Today is May 13, 2010
It's Katie's 30th birthday.
When I moved to Maine, I was 7 years old. It was the summer before I started third grade. I didn't know anyone there and I was afraid to start school because I didn't have any friends. I also didn't know that I was living just down the street from someone who was about to become my very best friend. Katie and I both lived on Main Street. We were both in Mrs.Snyder's third grade class. We became fast friends. It's almost as if I can remember no moment that we were strangers. We met and we were friends.
We were best friends that played Barbies, rode bikes, listened to the New Kids On The Block, rollerbladed, played hide-and-seek with the neighborhood kids and used pennies to buy taffy at Helen's candy store. In fourth grade we both decided to play the saxophone and we marched in the band together. There were bake sales in front of my house and a million sleepovers on my screened porch. We lived less than two blocks apart so it was easy to walk to each other's houses. Not wanting to make the other walk too far alone though, we'd always make plans to walk halfway and meet at the corner in between Katie's house and mine. "Meeting at the corner" was something we'd do probably hundreds of times over the next several years. We forged a well worn path to that corner in between her house and mine.
In those years we dreamed of our futures and made plans to someday marry Joey Mcintyre and Donnie Wahlberg. Katie came to Illinois to visit me in the summers and I joined her family on cruises and weekends away and family reunions. She was a part of my family, and I felt very much a part of hers. We dreamed our big dreams, dreams that reached far beyond the borders of our little hometown, excited to leave Winthrop and all of its tiny town-ness, never stopping to realize that our big plans might lead us to distant places, places far away from each other.

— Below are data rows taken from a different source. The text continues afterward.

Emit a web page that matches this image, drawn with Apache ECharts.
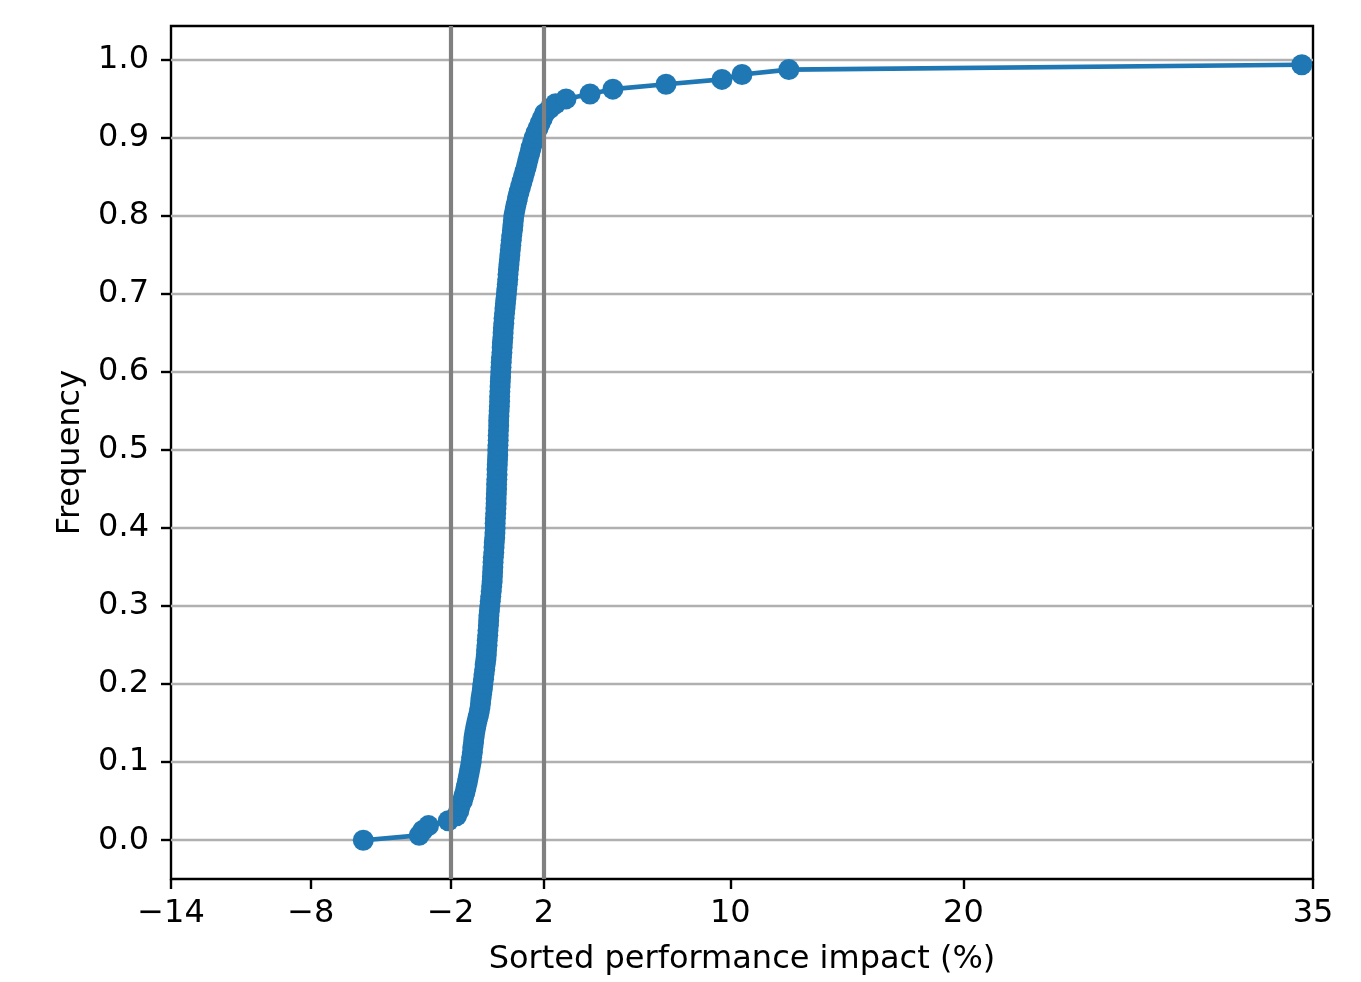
<!DOCTYPE html>
<html>
<head>
<meta charset="utf-8">
<script src="https://cdn.jsdelivr.net/npm/echarts@6/dist/echarts.min.js"></script>
<style>
  html, body { margin: 0; padding: 0; background: #ffffff; }
  #chart { width: 1361px; height: 982px; }
</style>
</head>
<body>
<div id="chart"></div>
<script>
// ---- data ----
const xTickValues = [-14, -8, -2, 2, 10, 20, 35];
const yTickValues = [0, 0.1, 0.2, 0.3, 0.4, 0.5, 0.6, 0.7, 0.8, 0.9, 1.0];
const referenceLines = [-2, 2];

const impact = [
  -5.75, -3.35, -3.20, -2.95, -2.10, -1.75, -1.65, -1.60, -1.50, -1.44, -1.38, -1.33, -1.28, -1.24, -1.20, -1.16,
  -1.12, -1.10, -1.07, -1.05, -1.02, -1.00, -0.97, -0.93, -0.89, -0.84, -0.79, -0.75, -0.72, -0.70, -0.67, -0.64,
  -0.62, -0.59, -0.57, -0.54, -0.52, -0.49, -0.47, -0.46, -0.44, -0.43, -0.41, -0.40, -0.38, -0.37, -0.36, -0.34,
  -0.32, -0.30, -0.28, -0.26, -0.24, -0.22, -0.21, -0.20, -0.19, -0.18, -0.17, -0.15, -0.14, -0.13, -0.11, -0.10,
  -0.09, -0.09, -0.08, -0.07, -0.06, -0.05, -0.05, -0.04, -0.03, -0.03, -0.02, -0.01, -0.01, 0.00, 0.01, 0.02,
  0.02, 0.03, 0.04, 0.04, 0.05, 0.06, 0.06, 0.07, 0.08, 0.09, 0.10, 0.10, 0.11, 0.12, 0.13, 0.14,
  0.15, 0.16, 0.17, 0.18, 0.20, 0.21, 0.22, 0.24, 0.25, 0.26, 0.28, 0.29, 0.31, 0.33, 0.35, 0.37,
  0.39, 0.41, 0.43, 0.45, 0.46, 0.48, 0.50, 0.52, 0.54, 0.56, 0.58, 0.60, 0.62, 0.65, 0.67, 0.69,
  0.71, 0.75, 0.79, 0.84, 0.88, 0.94, 1.00, 1.06, 1.12, 1.18, 1.24, 1.29, 1.34, 1.40, 1.45, 1.52,
  1.58, 1.66, 1.75, 1.84, 1.93, 2.03, 2.25, 2.50, 2.95, 3.98, 4.96, 7.24, 9.64, 10.50, 12.51, 34.52
];

const frequency = [
  0, 0.00625, 0.0125, 0.01875, 0.025, 0.03125, 0.0375, 0.04375, 0.05, 0.05625, 0.0625, 0.06875, 0.075, 0.08125, 0.0875, 0.09375,
  0.1, 0.10625, 0.1125, 0.11875, 0.125, 0.13125, 0.1375, 0.14375, 0.15, 0.15625, 0.1625, 0.16875, 0.175, 0.18125, 0.1875, 0.19375,
  0.2, 0.20625, 0.2125, 0.21875, 0.225, 0.23125, 0.2375, 0.24375, 0.25, 0.25625, 0.2625, 0.26875, 0.275, 0.28125, 0.2875, 0.29375,
  0.3, 0.30625, 0.3125, 0.31875, 0.325, 0.33125, 0.3375, 0.34375, 0.35, 0.35625, 0.3625, 0.36875, 0.375, 0.38125, 0.3875, 0.39375,
  0.4, 0.40625, 0.4125, 0.41875, 0.425, 0.43125, 0.4375, 0.44375, 0.45, 0.45625, 0.4625, 0.46875, 0.475, 0.48125, 0.4875, 0.49375,
  0.5, 0.50625, 0.5125, 0.51875, 0.525, 0.53125, 0.5375, 0.54375, 0.55, 0.55625, 0.5625, 0.56875, 0.575, 0.58125, 0.5875, 0.59375,
  0.6, 0.60625, 0.6125, 0.61875, 0.625, 0.63125, 0.6375, 0.64375, 0.65, 0.65625, 0.6625, 0.66875, 0.675, 0.68125, 0.6875, 0.69375,
  0.7, 0.70625, 0.7125, 0.71875, 0.725, 0.73125, 0.7375, 0.74375, 0.75, 0.75625, 0.7625, 0.76875, 0.775, 0.78125, 0.7875, 0.79375,
  0.8, 0.80625, 0.8125, 0.81875, 0.825, 0.83125, 0.8375, 0.84375, 0.85, 0.85625, 0.8625, 0.86875, 0.875, 0.88125, 0.8875, 0.89375,
  0.9, 0.90625, 0.9125, 0.91875, 0.925, 0.93125, 0.9375, 0.94375, 0.95, 0.95625, 0.9625, 0.96875, 0.975, 0.98125, 0.9875, 0.99375
];

const xAxisTitle = 'Sorted performance impact (%)';
const yAxisTitle = 'Frequency';

// ---- chart ----
const FONT = "'DejaVu Sans', 'Liberation Sans', sans-serif";
const FS = 32;
const points = impact.map((x, i) => [x, frequency[i]]);

const chart = echarts.init(document.getElementById('chart'), null, { renderer: 'canvas' });
chart.setOption({
  animation: false,
  backgroundColor: '#ffffff',
  grid: {
    left: 171, top: 26, width: 1142, height: 853,
    show: true, borderColor: '#000000', borderWidth: 2.4, backgroundColor: 'transparent'
  },
  xAxis: {
    type: 'value',
    min: -14, max: 35,
    position: 'bottom',
    name: xAxisTitle,
    nameLocation: 'middle',
    nameGap: 65,
    nameTextStyle: { color: '#000', fontSize: FS, fontFamily: FONT },
    axisLine: { show: false, onZero: false },
    axisTick: { show: true, inside: false, length: 10, customValues: xTickValues,
      lineStyle: { color: '#000', width: 2.4 } },
    axisLabel: { show: true, customValues: xTickValues, margin: 19, color: '#000', fontSize: FS, fontFamily: FONT,
      formatter: v => (v < 0 ? '\u2212' + Math.abs(v) : String(v)) },
    splitLine: { show: false }
  },
  yAxis: {
    type: 'value',
    min: -0.0497, max: 1.0434,
    position: 'left',
    name: yAxisTitle,
    nameLocation: 'middle',
    nameGap: 84,
    nameRotate: 90,
    nameTextStyle: { color: '#000', fontSize: FS, fontFamily: FONT },
    axisLine: { show: false, onZero: false },
    axisTick: { show: true, inside: false, length: 10, customValues: yTickValues,
      lineStyle: { color: '#000', width: 2.4 } },
    axisLabel: { show: true, customValues: yTickValues, margin: 22, color: '#000', fontSize: FS, fontFamily: FONT,
      formatter: v => v.toFixed(1) },
    splitLine: { show: true, lineStyle: { color: '#b0b0b0', width: 2.4 } }
  },
  series: [
    {
      type: 'line',
      data: points,
      z: 2,
      symbol: 'circle',
      symbolSize: 21,
      showSymbol: true,
      showAllSymbol: true,
      itemStyle: { color: '#1f77b4' },
      lineStyle: { color: '#1f77b4', width: 4.6 },
      emphasis: { disabled: true }
    },
    {
      type: 'line',
      data: [],
      z: 5,
      markLine: {
        silent: true,
        symbol: ['none', 'none'],
        label: { show: false },
        lineStyle: { color: '#808080', width: 4.2, type: 'solid' },
        data: referenceLines.map(v => ({ xAxis: v }))
      }
    }
  ]
});
</script>
</body>
</html>
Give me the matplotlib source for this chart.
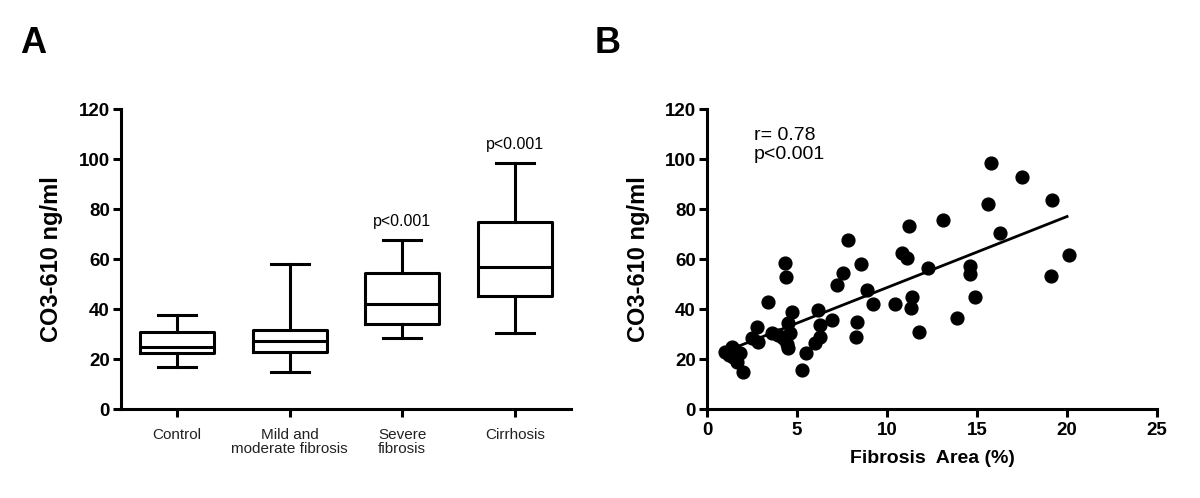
import numpy as np
import matplotlib.pyplot as plt

plt.rcParams['font.family'] = 'Liberation Sans'
plt.rcParams['axes.linewidth'] = 2.2
plt.rcParams['xtick.major.width'] = 2.2
plt.rcParams['ytick.major.width'] = 2.2
plt.rcParams['xtick.major.size'] = 6
plt.rcParams['ytick.major.size'] = 6

# panel A: box plot summary values
groups = ['Control', 'Mild and\nmoderate fibrosis', 'Severe\nfibrosis', 'Cirrhosis']
whislo = [16.7, 15.0, 28.5, 30.4]
q1 = [22.5, 23.0, 34.0, 45.4]
med = [25.0, 27.4, 41.9, 56.9]
q3 = [31.0, 31.6, 54.4, 74.9]
whishi = [37.7, 58.2, 67.6, 98.3]
pvals = ['', '', 'p<0.001', 'p<0.001']

# panel B: fibrosis area (%) vs CO3-610 (ng/ml)
area = [1.0, 1.37, 1.46, 1.83, 2.02, 1.65, 1.2, 1.55, 2.48, 2.76, 2.85, 3.41, 3.59, 3.96,
        4.33, 4.39, 4.24, 4.52, 4.70, 4.52, 4.6, 4.45, 5.26, 5.5, 6.0, 6.19, 6.28, 6.28,
        6.93, 7.2, 7.57, 7.81, 8.31, 8.28, 8.54, 8.87, 9.24, 10.44, 10.81, 11.13, 11.24,
        11.37, 11.32, 11.8, 12.3, 13.13, 15.78, 17.52, 15.63, 19.18, 16.28, 20.1, 14.61,
        14.61, 19.11, 14.89, 13.87]
co3 = [22.9, 24.9, 20.9, 22.3, 14.9, 19.0, 21.5, 23.5, 28.3, 32.9, 26.9, 42.9, 30.3, 29.6,
       58.3, 52.7, 28.3, 24.3, 38.9, 34.3, 30.5, 26.0, 15.6, 22.3, 26.3, 39.6, 28.9, 33.6,
       35.6, 49.6, 54.5, 67.6, 34.9, 28.7, 58.0, 47.6, 41.9, 42.0, 62.3, 60.3, 73.2,
       44.9, 40.3, 30.7, 56.3, 75.6, 98.3, 92.7, 82.0, 83.6, 70.5, 61.6, 57.3,
       53.9, 53.2, 44.9, 36.3]
fit_x = [1.0, 20.0]
fit_y = [23.0, 77.0]

fig = plt.figure(figsize=(12, 4.98), dpi=100)
axA = fig.add_axes([0.1008, 0.1787, 0.3750, 0.6024])
axB = fig.add_axes([0.5892, 0.1787, 0.3750, 0.6024])

stats = []
for i in range(len(groups)):
    stats.append(dict(whislo=whislo[i], q1=q1[i], med=med[i], q3=q3[i], whishi=whishi[i]))
pos = np.arange(1, len(groups) + 1)
lp = dict(color='black', linewidth=2.2)
axA.bxp(stats, positions=pos, widths=0.66, showfliers=False, boxprops=lp, medianprops=lp,
        whiskerprops=lp, capprops=lp, capwidths=0.34)
for i in range(len(groups)):
    if pvals[i]:
        axA.text(pos[i], whishi[i] + 4.5, pvals[i], ha='center', va='bottom', fontsize=11.5)
axA.set_xlim(0.5, 4.5)
axA.set_ylim(0, 120)
axA.set_yticks(range(0, 121, 20))
axA.set_xticks(pos)
axA.set_xticklabels(groups, fontsize=11, color='#222222', linespacing=1.0)
axA.set_ylabel('CO3-610 ng/ml', fontsize=17, fontweight='bold', labelpad=11)

axB.scatter(area, co3, s=85, color='black', zorder=3)
axB.plot(fit_x, fit_y, color='black', linewidth=2)
axB.set_xlim(0, 25)
axB.set_ylim(0, 120)
axB.set_yticks(range(0, 121, 20))
axB.set_xticks(range(0, 26, 5))
axB.set_xlabel('Fibrosis  Area (%)', fontsize=14, fontweight='bold', labelpad=8)
axB.set_ylabel('CO3-610 ng/ml', fontsize=17, fontweight='bold', labelpad=11)
axB.text(2.6, 113, 'r= 0.78\np<0.001', ha='left', va='top', fontsize=14, linespacing=1.2)

for ax in (axA, axB):
    ax.spines['top'].set_visible(False)
    ax.spines['right'].set_visible(False)
    for lab in ax.get_yticklabels():
        lab.set_fontsize(13.5)
        lab.set_fontweight('bold')
    ax.tick_params(axis='y', pad=2)
for lab in axB.get_xticklabels():
    lab.set_fontsize(13.5)
    lab.set_fontweight('bold')
axA.tick_params(axis='x', pad=8)

fig.text(0.0275, 0.912, 'A', fontsize=26, fontweight='bold', ha='center', va='center')
fig.text(0.506, 0.912, 'B', fontsize=26, fontweight='bold', ha='center', va='center')

plt.savefig('out.png', dpi=100)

And then they did. We marched to pomp and circumstance in the spring of 1998. Later that summer we said goodbye to our tiny town and goodbye to each other. Katie moved to Boston to go to college and eventually meet her husband, Jean, and I came to Illinois where I'd eventually meet mine. Even though we haven't lived in the same place since, we've remained the closest of friends. Distance separates us, but our friendship, forged over thousands of footsteps to meet at the corner over a half dozen years will always connect us. We share our lives now in the form of emails and conversations over the phone and through the exchanging of pictures.
Katie has an amazing faith in God. She has a godly husband and two beautiful children. Her faith has been an inspiration to me in the past year and a half as she has trusted God unswervingly through some very hard times for her family.
Katie, I am so proud to call you friend. I'm grateful for twenty-two years of friendship with you and very much looking forward to the next 22. I love you! Happy Birthday!
1 comment:
What a sweet tribute! Happy birthday, Katie!!